My response is this: Penny Wark, you are an idiot.
Now, I’ve done a lot of crazy and adventurous things in my life, but I’ve yet to do the Inca trail. Sure, I’ve been on the Inca trail, but I haven’t yet been blessed with that miraculous alignment of time, money, and other astronomical events which would allow me to get out there and do the world champion of hikes. Frankly, I’d give an arm and a leg to have the job of this Penny Wark person, who so pitifully squawks about all her trials and tribulations rather than show even the slightest capacity for appreciating the great boon she’s been given.
Do you hear that TimesOnline? I’ll do Penny’s job for FREE! What’s more, I’ll even PAY half the expenses to do it! Aw heck, I’ll pay the whole thing! And you know why? Because walking the Inca trail is a privilege!
It constantly amazes me how people allow themselves to fall into the mindset that everything needs to be easy to be enjoyed. Not only that, people start to think they’re entitled to the cushy life and that the slovenly existence is the only one which can bring them joy. I don’t know if this mindset is a media creation, or if it comes out of simple laziness, but it drives me absolutely batty.
Those of you who have run marathons know that at the moment when you cross that finish line (and it doesn’t matter if it takes you 2 hours or 10) you are overwhelmed with a sensation of achievement that you simply can’t buy. It’s a feeling that you have to earn, and that makes it more precious than anything else in the world!
Donald Trump and Bill Gates might be billionaires but until they cough up for a marathon entry fee, train for it and run it, the experience I’ve had will be forever foreign to them.
As I said before, I’ve never hiked the Inca trail, but I had to hike out of Aguas Calientes once. There was a problem with the trains and the friends I was with had to get out in order to catch a flight the next day. Of course, we entered what would turn out to be a 20 km hike completely unprepared in terms of clothing, footwear, and food. We also started late and as the sun dropped behind the mountains and the cold settled in, we realized that we’d gotten in a little over our heads.
In the end, of course, we found the little village at Km 82 where buses to Ollantaytambo could be found, but in those moments of uncertainty where we had momentarily considered huddling together in the undergrowth and attempting to wait until dawn, I was as happy and energetic as I’ve ever been in my life.
Just the simple fact that the experience was so different, so extreme, and so radical had me in a state of absolute euphoria.

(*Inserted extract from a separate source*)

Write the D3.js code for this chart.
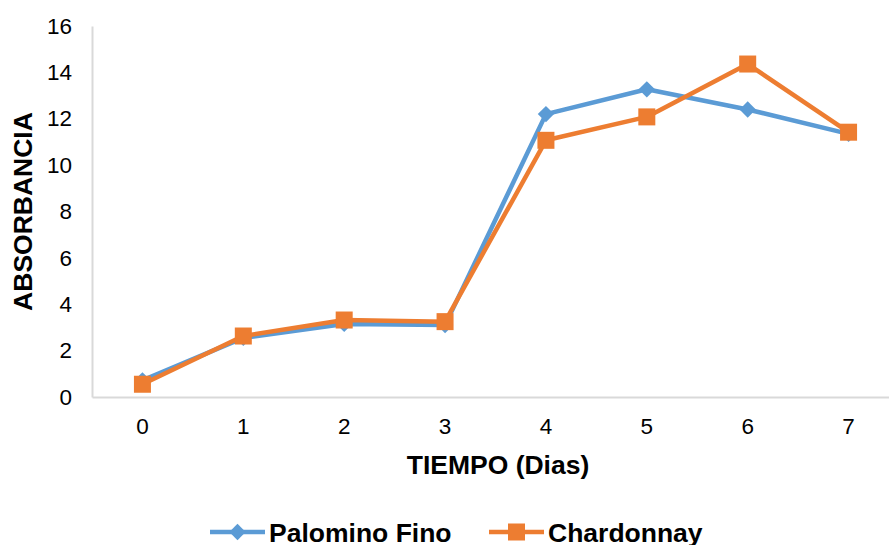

In fact, I’ve always been on the lookout for those kind of moments. Back when I was growing up in Wisconsin, my friends and I used to just go trotting out into the woods with nothing more than a hatchet, a sleeping bag, a couple packets of Ramen noodles, and a box of matches. We’d stay out for the weekend and basically just try to survive. Oh yeah, did I mention that we did this in the middle of winter, in three feet of snow, with the temperatures hovering around -20? As I’ve gotten older I’ve realized that one doesn’t need to suffer quite as much as we used to strive for when I was fifteen, but you get the idea.
Certainly with modern camping equipment and taking it upon yourself to ensure that you have achieved a responsible state of physical fitness, the Inca trail can be very comfortable. There’s a trail there after all! It’s not like you’re breaking path like Ed Stafford. And if you do the Inca trail after having respected the undertaking, and prepared for it, and gotten yourself in an appropriate mental state where you can appreciate it; I guarantee you’ll find that it’s the type of experience that can change your life forever, and for the better.
But if you want to take the easy route and be like Penny Wark (sitting in the hotel pestering room service and getting fat I presume), then be my guest. I’ll be out enjoying the greatest sights on this planet! After all, it’s been my experience that nothing that comes easy is worth having.